The buyer in a repo is often described as doing a reverse repo (ie buying, then selling).
A repo not only mitigates the buyer’s credit risk. Provided the asset being used as collateral is liquid, the buyer should be able to refinance himself at any time during the life of a repo by selling or repoing the assets to a third party (he would, of course, subsequently have to buy the same or a similar asset back in order to return it to his repo counterparty at the end of the repo). This right of use (often called re-use) mitigates the liquidity risk that the buyer takes by lending to the seller. Because lending through a repo exposes the buyer to lower credit and liquidity risks, repo rates should be lower than unsecured money market rates.

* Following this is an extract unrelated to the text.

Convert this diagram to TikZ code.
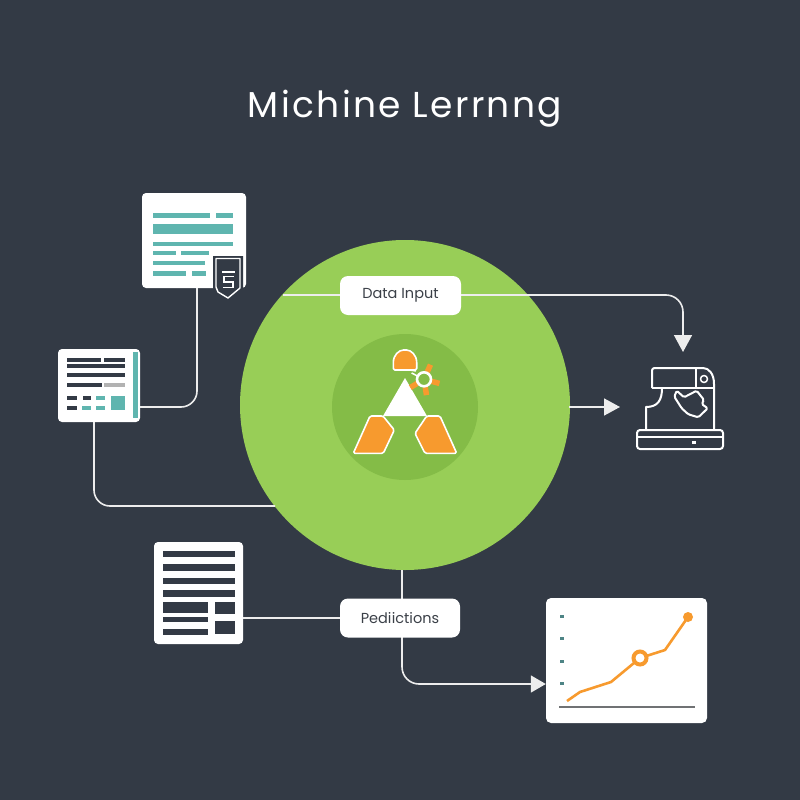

* Repos are sometimes known as ‘sale-and-repurchase agreements’ or just ‘repurchase agreements’. In some markets, the name ‘repo’ can be taken to imply repurchase transactions only and not buy/sell-backs. Repurchase transactions are also known as ‘classic repo’. Under EU regulation --- along with securities lending, commodities lending and margin lending --- repurchase transactions and buy/sell-backs are types of ‘securities financing transaction’ (SFT).
** In the Global Master Repurchase Agreement (GMRA), the same or similar assets are described as ‘Equivalent Securities’. ‘Equivalent’ means assets that are economically but not necessarily legally identical (the same issue of securities with the same ISIN or, if the issue is divided into classes or tranches, the same class or tranche, but not the same part of that issue, class or tranche).